RG: Are there any potential risks or side effects associated with using food or ingredients to manage emotions?
KRG: Food is meant primarily for nourishment and secondarily for pleasure. It evolved to be tasty in order that we eat it to survive. Equally important, our emotions are designed to give us information about the world to help us live our best lives.
Confusing appetite and emotions hurts us on two fronts. We not only miss important information our emotions are trying to tell us but end up mismanaging our appetite which leads to developing feeding patterns which are self-destructive. Some examples: Anxiety and fear may be signals that there is a threat to us, so it behooves us to least pay attention long enough to evaluate risk. Feeling joy or pride are rewards in themselves, meant to help us make decisions that are in our best interest. Being stuck in the “I-feel-I-eat” experience distorts both appetite and emotional cues, so that we are unable to sense what either is telling us.
RG: What is the impact your book The Food and Feelings Workbook has made over the years?

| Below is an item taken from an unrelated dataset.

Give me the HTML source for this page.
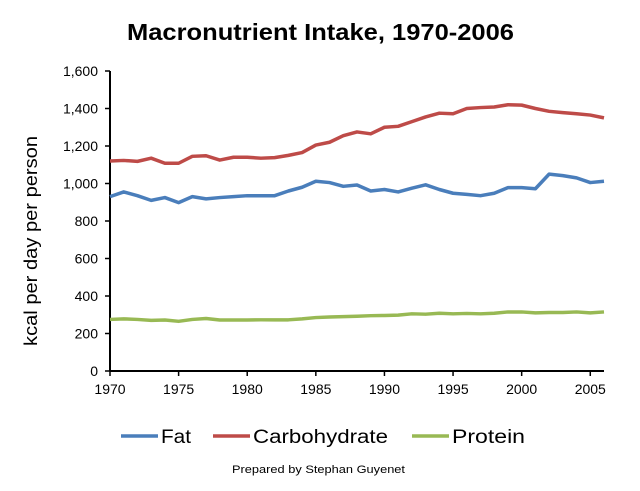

KRK: My Workbook is the biggest seller of my eight books. Dysregulated eaters value learning about their emotions, how they came to be emotional eaters, and how to untangle food from feelings. Using the Workbook, they not only can become educated, but create new insights for themselves by doing the many exercises it contains. They enjoy going at their own pace and being able to return to their answers to questions again and again. For people not interested in finding a therapist, it’s on-the-page therapy for them.
RG: Do you have a kitchen meditation?
KRK: I don’t have a kitchen meditation but greatly appreciate food for its nutrients and occasionally for how good it tastes.
RG: What does a happy and meal table look like for you and for your guests?
KRK: Here’s one I have every afternoon, mixing 8 oz of fat-free or low-fat fruit yogurt (Oikos Triple Zero lemon is my favorite), 1 scoop of oat bran, 1 tsp of organic olive oil , a few chopped organic dried apricots, and ¼ cup organic blueberries, strawberries, chopped kiwi, or bananas, then freezing it in a mug for a few hours. When I’m ready to eat, I microwave defrost it for 30 seconds. Yum!
For guests, I look to have salad, veggies, whole grain, protein and for dessert organic fresh fruit and baked goods (not by me!).
Key Takeaways
- Observe emotional eating behaviors.
- Don't confuse appetite with emotion.
- Eating psychology aids to reset our health.